Вместе готовились к экзаменам, писали «шпоры» — половину она, половину я. Листы нумеровали и прятали в кофточках и курточках. Пришивали изнутри «карман» из носового платка и клали туда билеты — по порядку номеров. На экзаменах я, допустим, говорила: «Дай мне двадцать первый». Наташа отсчитывала бумажки в «кармане» и передавала нужную. Мы даже не утруждали себя переписыванием! Использовали листок, заготовленный дома. И все сдавали на «отлично»!
Сейчас вспоминаю эти годы и не могу понять: как вообще ухитрялась учиться?! Я ведь крутилась как белка в колесе и в институте бывала довольно редко. Может, поэтому не знала, какие страсти у нас кипели. Почти все перевлюблялись за время учебы.
Говорят, и на меня поглядывали многие парни, но боялись проявлять свои чувства. Я ведь была такая «крутая»! Только Коля Еременко предложил выйти за него замуж, когда заканчивали ВГИК. Я не сумела сдержать удивления: «Коль, ты сошел с ума?» Он сразу сник. Потом жалела, что обидела парня, но Еременко после Кончаловского казался просто мальчишкой...
Семейное счастье было недолгим, постепенно мы с Андроном стали отдаляться друг от друга. Он все время где-то пропадал, что-то писал, снимал и почти не интересовался моими делами и заботами.
В 1967 году получили новую двухкомнатную квартиру — в соседнем доме. Вещей набралось много, особенно книг, но переезжала я практически одна — Андрон был занят.
К счастью, в Москву приехали мои родители, и папа, конечно, сразу подключился, стал все со мной таскать. Мама возмущалась:
— Почему Андрон не помогает? Он ведь молодой здоровый мужик!
Я защищала Кончаловского:
— Ему некогда, он работает.
Но самой, конечно, было обидно. Однажды не утерпела:
— Как так можно? Мои родители надрываются, а ты не хочешь помочь!
— Думаешь, мне легко? Знаешь, каково это — часами сидеть перед чистым листом бумаги? — ответил он. Видимо, ожидая сочувствия. А меня так и подмывало сказать: «А ты не сиди — пойди потаскай тяжести, может, в голову быстрее придут светлые мысли».
У Кончаловского тогда не ладилось с работой.
Его фильм «Асино счастье» положили на полку, и он жутко переживал. Вообще, это самое ужасное, что может быть для режиссера. Я думаю, и Шукшин умер раньше времени из-за того, что ему закрывали проекты. Еще на съемках фильма «У озера» у него все время прихватывало сердце. Тогда в Госкино не хотели запускать его картину.

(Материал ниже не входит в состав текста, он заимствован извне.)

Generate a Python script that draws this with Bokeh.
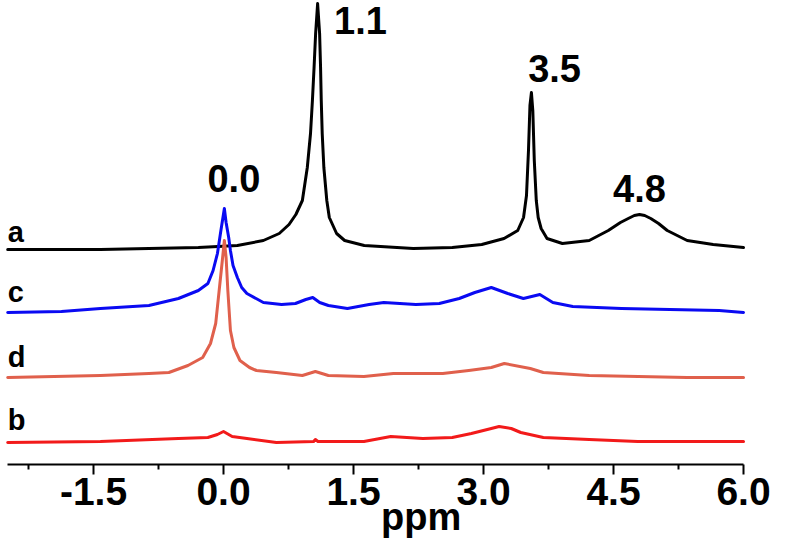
from bokeh.plotting import figure
from bokeh.models import Range1d, FixedTicker, Label, NumeralTickFormatter
from bokeh.embed import file_html
from bokeh.resources import INLINE

# ---- data (ppm, intensity above each trace's baseline) ----
PPM_A = [-2.49, -1.87, -1.42, -0.86, -0.29, 0.16, 0.46, 0.643, 0.756, 0.835,
         0.910, 0.967, 1.004, 1.026, 1.045, 1.063, 1.086, 1.109, 1.120, 1.128,
         1.139, 1.158, 1.192, 1.221, 1.305, 1.398, 1.624, 2.19, 2.64, 2.98,
         3.237, 3.395, 3.462, 3.496, 3.519, 3.536, 3.553, 3.569, 3.586, 3.609,
         3.631, 3.665, 3.733, 3.91, 4.22, 4.44, 4.58, 4.67, 4.74, 4.80,
         4.86, 4.93, 5.02, 5.12, 5.35, 5.65, 6.00]
INT_A = [-1, -1, -1, 0, 1, 3, 8, 15, 24, 34,
         48, 81, 115, 148, 181, 215, 245, 215, 181, 148,
         115, 81, 48, 31, 15, 8, 3, 0, 1, 4,
         10, 18, 31, 53, 98, 143, 156, 138, 88, 48,
         31, 20, 10, 5, 8, 18, 26, 30, 33, 34,
         33, 30, 25, 18, 8, 4, 1]

PPM_C = [-2.49, -1.87, -1.42, -0.86, -0.52, -0.29, -0.18, -0.12, -0.07, -0.03,
         0.01, 0.03, 0.06, 0.08, 0.11, 0.16, 0.21, 0.27, 0.46, 0.67,
         0.83, 0.95, 1.03, 1.11, 1.21, 1.43, 1.68, 1.85, 2.22, 2.49,
         2.72, 2.90, 3.09, 3.28, 3.46, 3.65, 3.80, 4.03, 4.59, 5.15,
         5.72, 6.00]
INT_C = [-1, 0, 3, 6, 13, 21, 28, 41, 58, 81,
         103, 89, 74, 61, 46, 34, 24, 18, 9, 7,
         8, 12, 14, 9, 6, 3, 7, 9, 7, 8,
         13, 19, 24, 18, 13, 17, 9, 5, 3, 2,
         1, -1]

PPM_D = [-2.49, -1.42, -0.86, -0.63, -0.41, -0.24, -0.15, -0.09, -0.05, -0.01,
         0.01, 0.03, 0.05, 0.08, 0.12, 0.19, 0.30, 0.38, 0.61, 0.91,
         1.06, 1.21, 1.62, 1.96, 2.53, 2.83, 3.09, 3.24, 3.54, 3.69,
         4.22, 5.35, 6.00]
INT_D = [-1, 1, 3, 4, 11, 19, 33, 53, 86, 119,
         136, 119, 86, 46, 29, 16, 9, 6, 4, 1,
         5, 1, 0, 3, 3, 6, 9, 13, 8, 4,
         1, -1, -1]

PPM_B = [-2.49, -1.42, -0.52, -0.18, -0.07, 0.00, 0.10, 0.27, 0.61, 1.04,
         1.06, 1.09, 1.62, 1.93, 2.30, 2.64, 2.86, 3.09, 3.18, 3.32,
         3.43, 3.69, 4.22, 4.78, 6.00]
INT_B = [-1, 0, 3, 4, 7, 10, 5, 3, -1, 0,
         2, 0, 0, 5, 3, 4, 8, 13, 15, 13,
         9, 4, 2, 0, 0]

TRACE_NAMES = ["a", "c", "d", "b"]
OFFSETS = [216, 153, 88, 23]
COLORS = ["#000000", "#0A0AF2", "#E0604C", "#F21A1A"]

PEAK_LABELS = ["0.0", "1.1", "3.5", "4.8"]

TICKS = [-1.5, 0.0, 1.5, 3.0, 4.5, 6.0]
TICK_LABELS = ["-1.5", "0.0", "1.5", "3.0", "4.5", "6.0"]
MINOR_TICKS = [-2.25, -0.75, 0.75, 2.25, 3.75, 5.25]
X_LABEL = "ppm"

FONT = "Liberation Sans"
X_START, X_END = -2.573, 6.323
AXIS_START = -2.49

p = figure(width=771, height=540, output_backend="svg", toolbar_location=None,
           x_range=Range1d(X_START, X_END), y_range=Range1d(-76, 464),
           min_border_left=0, min_border_right=0, min_border_top=0,
           min_border_bottom=0)
p.yaxis.visible = False
p.grid.visible = False
p.outline_line_color = None
p.background_fill_color = "white"
p.border_fill_color = "white"

series = [(PPM_A, INT_A), (PPM_C, INT_C), (PPM_D, INT_D), (PPM_B, INT_B)]
for (xs, ys), off, col in zip(series, OFFSETS, COLORS):
    p.line(xs, [v + off for v in ys], line_color=col, line_width=3,
           line_join="round", line_cap="round")

xa = p.xaxis[0]
xa.fixed_location = 0
xa.bounds = (AXIS_START, TICKS[-1])
xa.ticker = FixedTicker(ticks=TICKS, minor_ticks=MINOR_TICKS)
xa.formatter = NumeralTickFormatter(format="0.0")
xa.major_label_overrides = {t: l for t, l in zip(TICKS, TICK_LABELS)}
xa.axis_line_width = 2
xa.axis_line_color = "black"
xa.major_tick_line_width = 2
xa.minor_tick_line_width = 2
xa.major_tick_out = 10
xa.major_tick_in = 0
xa.minor_tick_out = 5
xa.minor_tick_in = 0
xa.major_label_standoff = 3
xa.major_label_text_font = FONT
xa.major_label_text_font_style = "bold"
xa.major_label_text_font_size = "39px"
xa.major_label_text_color = "black"

# trace letters
for name, off, ly in zip(TRACE_NAMES, OFFSETS, [17, 20, 20, 22]):
    p.add_layout(Label(x=AXIS_START, y=off + ly, text=name, text_font=FONT,
                       text_font_style="bold", text_font_size="29px",
                       text_align="left", text_baseline="alphabetic",
                       text_color="black"))

# peak labels
peak_pos = [(0.12, 286), (1.58, 444), (3.82, 396), (4.80, 276)]
for txt, (lx, ly) in zip(PEAK_LABELS, peak_pos):
    p.add_layout(Label(x=lx, y=ly, text=txt, text_font=FONT,
                       text_font_style="bold", text_font_size="38px",
                       text_align="center", text_baseline="alphabetic",
                       text_color="black"))

# axis title
p.add_layout(Label(x=2.28, y=-52, text=X_LABEL, text_font=FONT,
                   text_font_style="bold", text_font_size="38px",
                   text_align="center", text_baseline="alphabetic",
                   text_color="black"))

open("out.html", "w").write(file_html(p, INLINE))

Хотя, конечно, Василий Макарович серьезно подорвал здоровье алкоголем.
Кончаловский не пил, у него последствия стресса проявлялись по-другому. Стал мучиться бессонницей, потом появилась экзема. Андрон весь покрылся коркой на нервной почве, но продолжал себя накручивать. Все время слушал «вражеские голоса» и причитал: «В этой стране жить нельзя.
Чего я тут могу добиться? Стать министром культуры или председателем Госкино? Мне это совершенно не нужно. Нет, надо бежать! Бежать!» Мне его апокалиптический настрой не был близок.
Как-то пришли однокурсники, я приготовила ужин, выставила на стол «кончаловку» — водку, которую Наталия Петровна настаивала на черной смородине. Это было ранней осенью 1968 года. Андрон находился в Чехословакии. Мы ели, пили, танцевали, и вдруг в половине второго раздался звонок. Муж сообщил, что прилетел в Москву и едет домой. Ребята прямо на уши встали, когда про это узнали. Сначала хотели дождаться Кончаловского, ведь давно мечтали познакомиться, но застеснялись и разошлись.
Андрон приехал мрачный.
Поел и стал рассказывать:
— Ты не представляешь, что творилось в Праге. Туда ввели наши войска. Мирных людей разгоняли танками. Это конец...
Разнервничался, попросил сигарету. Я поразилась:
— Ты же не куришь!
— А сейчас вдруг захотел.
— Сигарет нет. Те, что были, ребята выкурили.
— Но бычки-то остались?
Пепельницы я уже успела вычистить. Пришлось доставать чинарики из мусорного ведра, сушить над конфоркой.
Я не понимала, что с ним, почему он принял эти события так близко к сердцу.